Now, what testimony have we who desire to fear God s name that we have anything more than a "form of godliness?" We have a form; that is very clear. But have we any living testimony in our conscience that we have something more than the form? Have we ever felt the power? We have no testimony that we are possessors of godliness unless we have felt its power.

But there are children of God there may be some here present this morning who are now, and have been for weeks, or even months, without the feeling power; and they are perhaps writing bitter things against themselves because they are not under those lively feelings that they once enjoyed. But since you have once felt it, have you ever denied the power, or with all your darkness and deadness, do you deny it now? Is not this rather the feeling of your soul? "O that I were as in months past, as in the days when God preserved me; when his candle shined upon my head, and when by his light I walked through darkness" Job 29:2,3. Is not this rather the language of your heart, O that the Lord would bless me indeed! would revive his work upon my heart, and give me life and power, to enable me to believe in his name! O that he would visit my soul with some discovery of his love, and bring me out of that gloomy and dark state in which I am so sadly sunk!

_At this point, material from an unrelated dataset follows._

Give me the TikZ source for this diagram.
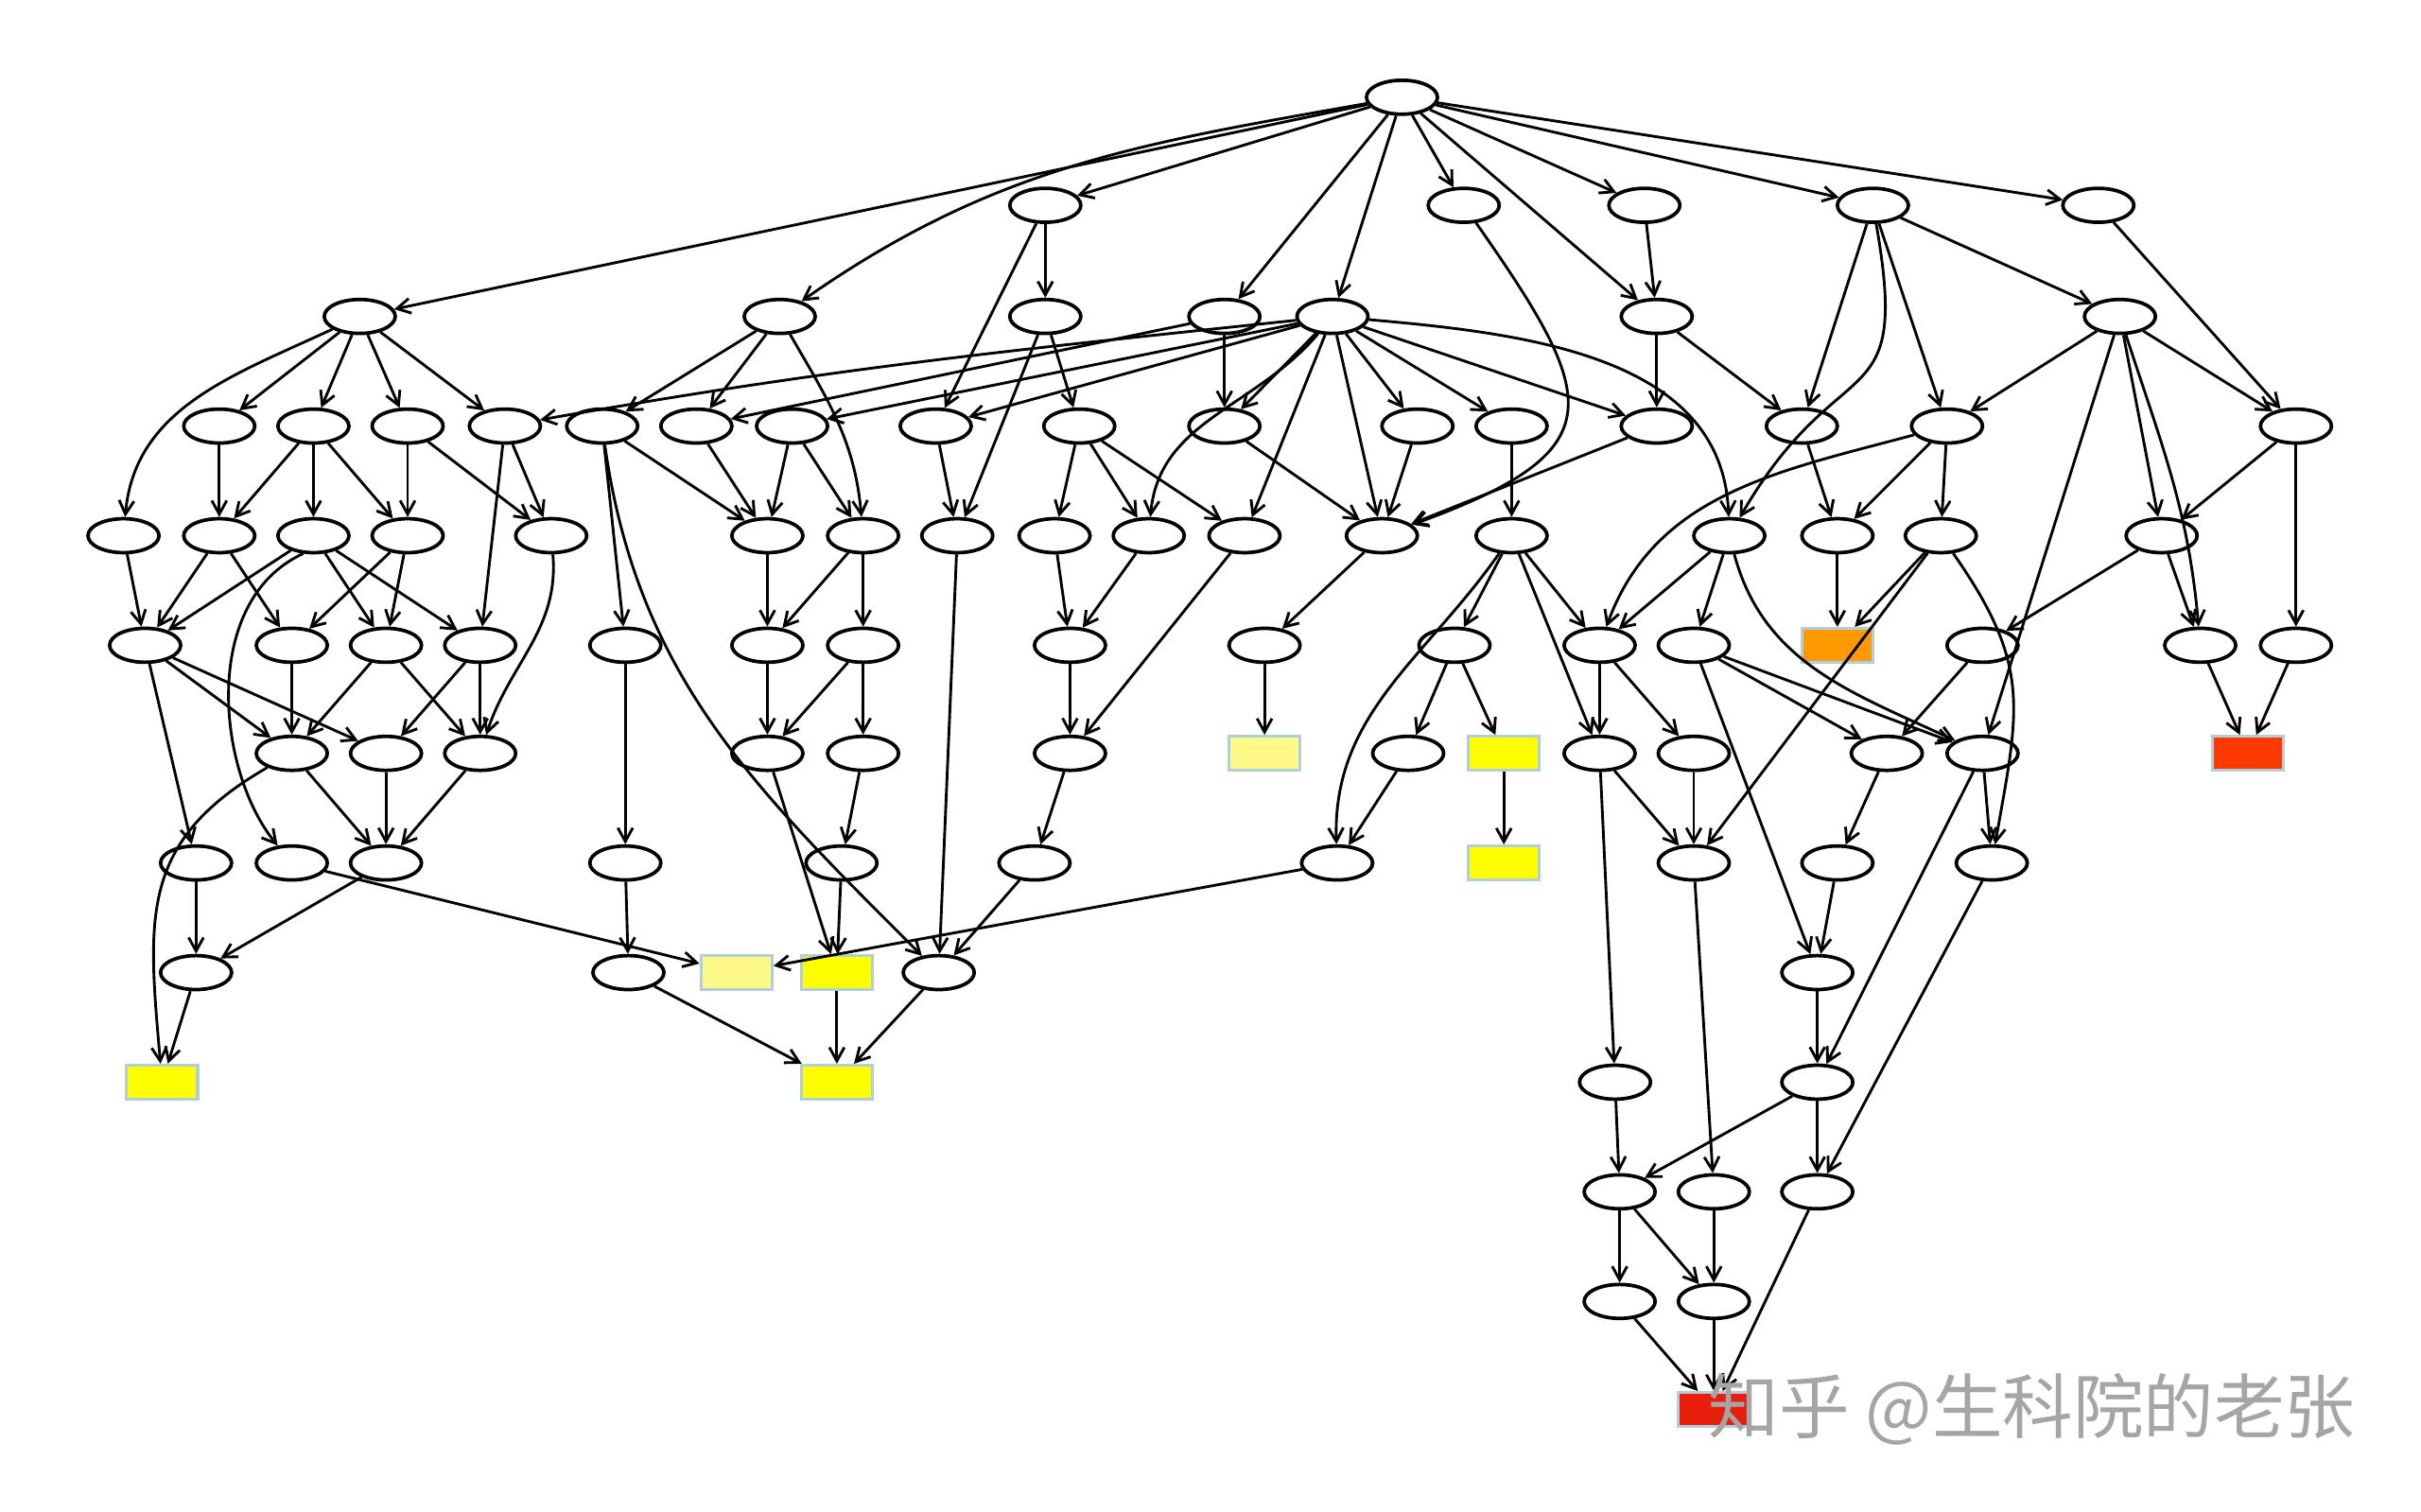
\documentclass[tikz,border=0pt]{standalone}
\usepackage{fontspec}
\newfontfamily\cjkfont{Noto Sans CJK SC}
\usetikzlibrary{shapes.geometric, arrows.meta}
\definecolor{GOYellow}{RGB}{255, 255, 0}
\definecolor{GOPale}{RGB}{255, 250, 135}
\definecolor{GOOrange}{RGB}{255, 153, 0}
\definecolor{GORed}{RGB}{255, 58, 0}
\definecolor{GODeep}{RGB}{232, 30, 10}
\definecolor{GOEdge}{RGB}{176, 206, 220}
\definecolor{MarkGray}{RGB}{165, 165, 165}

\begin{document}
\begin{tikzpicture}[
    x=0.02cm, y=0.02cm,
    term/.style={ellipse, draw=black, fill=white, line width=1.3pt, minimum width=0.92cm, minimum height=0.44cm, inner sep=0pt},
    hit/.style={rectangle, draw=GOEdge, line width=1.1pt, minimum width=0.92cm, minimum height=0.44cm, inner sep=0pt},
    arrow/.style={-{Straight Barb[length=5pt,width=5.5pt,line width=1pt]}, draw=black, line width=1pt}
  ]
    \useasboundingbox (0,0) rectangle (1568,979);

    % Level 0-2
    \node[term] (a) at (908,916) {};
    \node[term] (b1) at (677,846) {};
    \node[term] (b2) at (948,846) {};
    \node[term] (b3) at (1065,846) {};
    \node[term] (b4) at (1213,846) {};
    \node[term] (b5) at (1359,846) {};
    \node[term] (c1) at (233,774) {};
    \node[term] (c2) at (505,774) {};
    \node[term] (c3) at (677,774) {};
    \node[term] (c4) at (793,774) {};
    \node[term] (c5) at (863,774) {};
    \node[term] (c6) at (1073,774) {};
    \node[term] (c7) at (1373,774) {};

    % Level 3
    \node[term] (d1) at (142,703) {};
    \node[term] (d2) at (203,703) {};
    \node[term] (d3) at (264,703) {};
    \node[term] (d4) at (327,703) {};
    \node[term] (d5) at (390,703) {};
    \node[term] (d6) at (451,703) {};
    \node[term] (d7) at (513,703) {};
    \node[term] (d8) at (606,703) {};
    \node[term] (d9) at (699,703) {};
    \node[term] (d10) at (793,703) {};
    \node[term] (d11) at (918,703) {};
    \node[term] (d12) at (979,703) {};
    \node[term] (d13) at (1073,703) {};
    \node[term] (d14) at (1167,703) {};
    \node[term] (d15) at (1261,703) {};
    \node[term] (d16) at (1487,703) {};

    % Level 4
    \node[term] (e1) at (80,632) {};
    \node[term] (e2) at (142,632) {};
    \node[term] (e3) at (203,632) {};
    \node[term] (e4) at (264,632) {};
    \node[term] (e5) at (357,632) {};
    \node[term] (e6) at (497,632) {};
    \node[term] (e7) at (559,632) {};
    \node[term] (e8) at (620,632) {};
    \node[term] (e9) at (683,632) {};
    \node[term] (e10) at (744,632) {};
    \node[term] (e11) at (806,632) {};
    \node[term] (e12) at (895,632) {};
    \node[term] (e13) at (979,632) {};
    \node[term] (e14) at (1120,632) {};
    \node[term] (e15) at (1190,632) {};
    \node[term] (e16) at (1257,632) {};
    \node[term] (e17) at (1400,632) {};

    % Level 5
    \node[term] (f1) at (94,561) {};
    \node[term] (f2) at (189,561) {};
    \node[term] (f3) at (250,561) {};
    \node[term] (f4) at (311,561) {};
    \node[term] (f5) at (405,561) {};
    \node[term] (f6) at (497,561) {};
    \node[term] (f7) at (559,561) {};
    \node[term] (f8) at (693,561) {};
    \node[term] (f9) at (819,561) {};
    \node[term] (f10) at (942,561) {};
    \node[term] (f11) at (1036,561) {};
    \node[term] (f12) at (1097,561) {};
    \node[hit, fill=GOOrange] (f13) at (1190,561) {};
    \node[term] (f14) at (1284,561) {};
    \node[term] (f15) at (1425,561) {};
    \node[term] (f16) at (1487,561) {};

    % Level 6
    \node[term] (g1) at (189,491) {};
    \node[term] (g2) at (250,491) {};
    \node[term] (g3) at (311,491) {};
    \node[term] (g4) at (497,491) {};
    \node[term] (g5) at (559,491) {};
    \node[term] (g6) at (693,491) {};
    \node[hit, fill=GOPale] (g7) at (819,491) {};
    \node[term] (g8) at (912,491) {};
    \node[hit, fill=GOYellow] (g9) at (974,491) {};
    \node[term] (g10) at (1036,491) {};
    \node[term] (g11) at (1097,491) {};
    \node[term] (g12) at (1222,491) {};
    \node[term] (g13) at (1284,491) {};
    \node[hit, fill=GORed] (g14) at (1456,491) {};

    % Level 7-8
    \node[term] (h1) at (127,420) {};
    \node[term] (h2) at (189,420) {};
    \node[term] (h3) at (250,420) {};
    \node[term] (h4) at (405,420) {};
    \node[term] (h5) at (545,420) {};
    \node[term] (h6) at (670,420) {};
    \node[term] (h7) at (866,420) {};
    \node[hit, fill=GOYellow] (h8) at (974,420) {};
    \node[term] (h9) at (1097,420) {};
    \node[term] (h10) at (1190,420) {};
    \node[term] (h11) at (1290,420) {};
    \node[term] (i1) at (127,349) {};
    \node[term] (i2) at (407,349) {};
    \node[hit, fill=GOPale] (i3) at (477,349) {};
    \node[hit, fill=GOYellow] (i4) at (542,349) {};
    \node[term] (i5) at (608,349) {};
    \node[term] (i6) at (1177,349) {};

    % Level 9-12
    \node[hit, fill=GOYellow] (j1) at (105,278) {};
    \node[hit, fill=GOYellow] (j2) at (542,278) {};
    \node[term] (j3) at (1046,278) {};
    \node[term] (j4) at (1177,278) {};
    \node[term] (k1) at (1049,207) {};
    \node[term] (k2) at (1110,207) {};
    \node[term] (k3) at (1177,207) {};
    \node[term] (l1) at (1049,136) {};
    \node[term] (l2) at (1110,136) {};
    \node[hit, fill=GODeep] (m1) at (1110,66) {};

    % Connections from the root
    \draw[arrow] (a) -- (c1);
    \draw[arrow] (a) to[out=190, in=35] (c2);
    \draw[arrow] (a) -- (b1);
    \draw[arrow] (a) -- (c4);
    \draw[arrow] (a) -- (c5);
    \draw[arrow] (a) -- (b2);
    \draw[arrow] (a) -- (c6);
    \draw[arrow] (a) -- (b3);
    \draw[arrow] (a) -- (b4);
    \draw[arrow] (a) -- (b5);

    % Level 1 -> below
    \draw[arrow] (b1) -- (c3);
    \draw[arrow] (b1) -- (d8);
    \draw[arrow] (b2) to[out=-55, in=20, looseness=1.8] (e12);
    \draw[arrow] (b3) -- (c6);
    \draw[arrow] (b4) -- (d14);
    \draw[arrow] (b4) -- (d15);
    \draw[arrow] (b4) -- (c7);
    \draw[arrow] (b4) to[out=-80, in=60, looseness=1.6] (e14);
    \draw[arrow] (b5) -- (d16);

    % Level 2 -> below
    \draw[arrow] (c1) to[out=205, in=85] (e1);
    \draw[arrow] (c1) -- (d1);
    \draw[arrow] (c1) -- (d2);
    \draw[arrow] (c1) -- (d3);
    \draw[arrow] (c1) -- (d4);
    \draw[arrow] (c2) -- (d5);
    \draw[arrow] (c2) -- (d6);
    \draw[arrow] (c2) to[out=-60, in=95] (e7);
    \draw[arrow] (c3) -- (d9);
    \draw[arrow] (c3) -- (e8);
    \draw[arrow] (c4) -- (d6);
    \draw[arrow] (c4) -- (d10);
    \draw[arrow] (c5) to[out=186, in=10] (d4);
    \draw[arrow] (c5) -- (d7);
    \draw[arrow] (c5) -- (d8);
    \draw[arrow] (c5) -- (d10);
    \draw[arrow] (c5) -- (d11);
    \draw[arrow] (c5) -- (d12);
    \draw[arrow] (c5) -- (d13);
    \draw[arrow] (c5) to[out=230, in=85] (e10);
    \draw[arrow] (c5) -- (e11);
    \draw[arrow] (c5) -- (e12);
    \draw[arrow] (c5) to[out=-5, in=92] (e14);
    \draw[arrow] (c6) -- (d13);
    \draw[arrow] (c6) -- (d14);
    \draw[arrow] (c7) -- (d15);
    \draw[arrow] (c7) -- (d16);
    \draw[arrow] (c7) -- (e17);
    \draw[arrow] (c7) to[out=-72, in=95] (f15);
    \draw[arrow] (c7) -- (g13);

    % Level 3 -> below
    \draw[arrow] (d1) -- (e2);
    \draw[arrow] (d2) -- (e2);
    \draw[arrow] (d2) -- (e3);
    \draw[arrow] (d2) -- (e4);
    \draw[arrow] (d3) -- (e4);
    \draw[arrow] (d3) -- (e5);
    \draw[arrow] (d4) -- (e5);
    \draw[arrow] (d4) -- (f4);
    \draw[arrow] (d5) -- (f5);
    \draw[arrow] (d5) -- (e6);
    \draw[arrow] (d5) to[out=-82, in=135] (i5);
    \draw[arrow] (d6) -- (e6);
    \draw[arrow] (d7) -- (e6);
    \draw[arrow] (d7) -- (e7);
    \draw[arrow] (d8) -- (e8);
    \draw[arrow] (d9) -- (e9);
    \draw[arrow] (d9) -- (e10);
    \draw[arrow] (d9) -- (e11);
    \draw[arrow] (d10) -- (e12);
    \draw[arrow] (d11) -- (e12);
    \draw[arrow] (d12) -- (e13);
    \draw[arrow] (d13) -- (e12);
    \draw[arrow] (d14) -- (e15);
    \draw[arrow] (d15) -- (e15);
    \draw[arrow] (d15) -- (e16);
    \draw[arrow] (d15) to[out=195, in=70] (f11);
    \draw[arrow] (d16) -- (e17);
    \draw[arrow] (d16) -- (f16);

    % Level 4 -> below
    \draw[arrow] (e1) -- (f1);
    \draw[arrow] (e2) -- (f1);
    \draw[arrow] (e2) -- (f2);
    \draw[arrow] (e3) -- (f1);
    \draw[arrow] (e3.240) .. controls (130,590) and (140,480) .. (h2);
    \draw[arrow] (e3) -- (f3);
    \draw[arrow] (e3) -- (f4);
    \draw[arrow] (e4) -- (f2);
    \draw[arrow] (e4) -- (f3);
    \draw[arrow] (e5) to[out=-85, in=72] (g3);
    \draw[arrow] (e6) -- (f6);
    \draw[arrow] (e7) -- (f6);
    \draw[arrow] (e7) -- (f7);
    \draw[arrow] (e8) -- (i5);
    \draw[arrow] (e9) -- (f8);
    \draw[arrow] (e10) -- (f8);
    \draw[arrow] (e11) -- (g6);
    \draw[arrow] (e12) -- (f9);
    \draw[arrow] (e13) -- (f10);
    \draw[arrow] (e13) -- (f11);
    \draw[arrow] (e13) -- (g10);
    \draw[arrow] (e13) to[out=235, in=92] (h7);
    \draw[arrow] (e14) -- (f11);
    \draw[arrow] (e14) -- (f12);
    \draw[arrow] (e14) to[out=-75, in=155] (g13);
    \draw[arrow] (e15) -- (f13);
    \draw[arrow] (e16) -- (f13);
    \draw[arrow] (e16) -- (h9);
    \draw[arrow] (e16) to[out=-55, in=80, looseness=1.2] (h11);
    \draw[arrow] (e17) -- (f15);
    \draw[arrow] (e17) -- (f14);

    % Level 5 -> below
    \draw[arrow] (f1) -- (g1);
    \draw[arrow] (f1) -- (g2);
    \draw[arrow] (f1) -- (h1);
    \draw[arrow] (f2) -- (g1);
    \draw[arrow] (f3) -- (g1);
    \draw[arrow] (f3) -- (g3);
    \draw[arrow] (f4) -- (g2);
    \draw[arrow] (f4) -- (g3);
    \draw[arrow] (f5) -- (h4);
    \draw[arrow] (f6) -- (g4);
    \draw[arrow] (f7) -- (g4);
    \draw[arrow] (f7) -- (g5);
    \draw[arrow] (f8) -- (g6);
    \draw[arrow] (f9) -- (g7);
    \draw[arrow] (f10) -- (g8);
    \draw[arrow] (f10) -- (g9);
    \draw[arrow] (f11) -- (g10);
    \draw[arrow] (f11) -- (g11);
    \draw[arrow] (f12) -- (g12);
    \draw[arrow] (f12) -- (g13);
    \draw[arrow] (f12) -- (i6);
    \draw[arrow] (f14) -- (g12);
    \draw[arrow] (f15) -- (g14);
    \draw[arrow] (f16) -- (g14);

    % Level 6 -> below
    \draw[arrow] (g1) to[out=210, in=95, looseness=1.2] (j1);
    \draw[arrow] (g1) -- (h3);
    \draw[arrow] (g2) -- (h3);
    \draw[arrow] (g3) -- (h3);
    \draw[arrow] (g4) -- (i4);
    \draw[arrow] (g5) -- (h5);
    \draw[arrow] (g6) -- (h6);
    \draw[arrow] (g8) -- (h7);
    \draw[arrow] (g9) -- (h8);
    \draw[arrow] (g10) -- (j3);
    \draw[arrow] (g10) -- (h9);
    \draw[arrow] (g11) -- (h9);
    \draw[arrow] (g12) -- (h10);
    \draw[arrow] (g13) -- (h11);
    \draw[arrow] (g13) -- (j4);

    % Level 7 and deeper
    \draw[arrow] (h1) -- (i1);
    \draw[arrow] (h2) -- (i3);
    \draw[arrow] (h3) -- (i1);
    \draw[arrow] (h4) -- (i2);
    \draw[arrow] (h5) -- (i4);
    \draw[arrow] (h6) -- (i5);
    \draw[arrow] (h7) -- (i3);
    \draw[arrow] (h9) -- (k2);
    \draw[arrow] (h10) -- (i6);
    \draw[arrow] (h11) -- (k3);
    \draw[arrow] (i1) -- (j1);
    \draw[arrow] (i2) -- (j2);
    \draw[arrow] (i4) -- (j2);
    \draw[arrow] (i5) -- (j2);
    \draw[arrow] (i6) -- (j4);
    \draw[arrow] (j3) -- (k1);
    \draw[arrow] (j4) -- (k1);
    \draw[arrow] (j4) -- (k3);
    \draw[arrow] (k1) -- (l1);
    \draw[arrow] (k1) -- (l2);
    \draw[arrow] (k2) -- (l2);
    \draw[arrow] (k3) -- (m1);
    \draw[arrow] (l1) -- (m1);
    \draw[arrow] (l2) -- (m1);

    % Watermark
    \node[text=MarkGray, font=\cjkfont\fontsize{26pt}{26pt}\selectfont, inner sep=0pt] (zhihu) at (1316,66) {知乎 @生科院的老张};
  \end{tikzpicture}
\end{document}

These are the feelings of a living soul. But those who have but the "form of godliness," deny all these exercises. They want no revivings; they are sighing after no manifestations; they never plead with the Lord to look down upon them and bless them; they are satisfied with an outside religion; they are contented with the mere form. If they can deceive themselves and one another, it is enough. But the living soul, who has the fear of God alive in his bosom, is not so satisfied; he wants living manifestations of God s presence, sweet communications of God s mercy, and the blessed overshadowings of the Spirit upon his heart. If he has not them, he feels he has nothing.

Thus, while this text cuts to a thousand pieces those who have but the form, it does not wound the poor mourning child of God who is sighing and crying after the power. Every sigh, cry, and groan that he has on account of his dark, dead, gloomy state are so many living evidences of that power. Whence arise your sighs? What makes you mourn upon your bed? Whence spring those breathings in your soul as you sit by your fire-side after the Lord s presence- that he would speak to your soul, and manifest himself to you? Why, they spring from this conviction deeply wrought in your heart, that nothing but the power of God can reach your soul. All short of that is stamped upon your conscience as nothing.

Now these are the people we are to receive to our bosom, those who have godliness,  and those who have the power of godliness. But those that deny it, be it in word, or in deed; be it virtually by their life and conversation, or inwardly and secretly- from such we are to "turn away." This may bring us a bad name; this may load us with hatred and reproach; this may often prove very cutting to our feelings; but we shall in the end reap the benefit of it, in having the secret testimony of an honest conscience, and the smiles of an approving God.